I am looking for business owners who are embracing 21st century opportunities as part of their strategy for growth. Companies who are integrating the Internet into their long established company. We have a collection of Business Owner Profiles on our web site now as a result of our interviews to date and we are looking for more. By now, if you believe the hype, you'd think that every serious company has an Internet strategy. But in reality that's not true.
So many in fact that I began to keep track of the reasons why not. One son-in-law of a business owner told me he was excited about how a web site would help them reduce overhead by putting all those frequently asked questions about their warranty procedures online, and by allowing customers to schedule warranty service via email. He got together with a web designer who put together a great PowerPoint presentation for dad. He told me that dad sat through the presentation asking few questions. He leaned back with his feet on the desk with the designers laptop perched a few inches away from his Red Wing boots. Looking back, "the boy" believes he should not have scheduled the presentation for 4:00 PM on Friday.

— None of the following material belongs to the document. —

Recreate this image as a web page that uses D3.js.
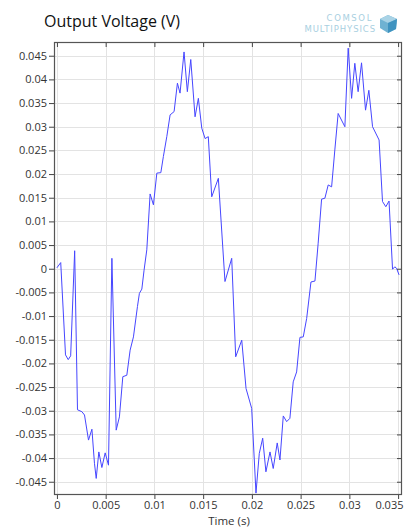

Dads response to the ideas presented? He stood up, reached for his jacket, and turned to his son-in-law and the designer and said, "Not with my money you aren't." I spoke to so many people with well conceived plans for developing an Internet strategy, but the idea was scuttled by the senior generation (the people with the checkbook). The decision to "wait for a while" was often supported by dad's cronies (who were resisting the inevitable too), and by others in the business who feel threatened by the idea of the Internet.
Why are these forward-thinking ideas being rejected? Half a lifetime spent working with family businesses has taught me about the fears, concerns, and motivations of America's typical family business owner. Here are a couple of observations. From dad's perspective, things are often going just fine without the Internet. One wholesaler I called, at the suggestion of his trade association, was so hard to reach I asked the receptionist if I could have his email address to stop the endless rounds of telephone tag and to see if he was interested in talking.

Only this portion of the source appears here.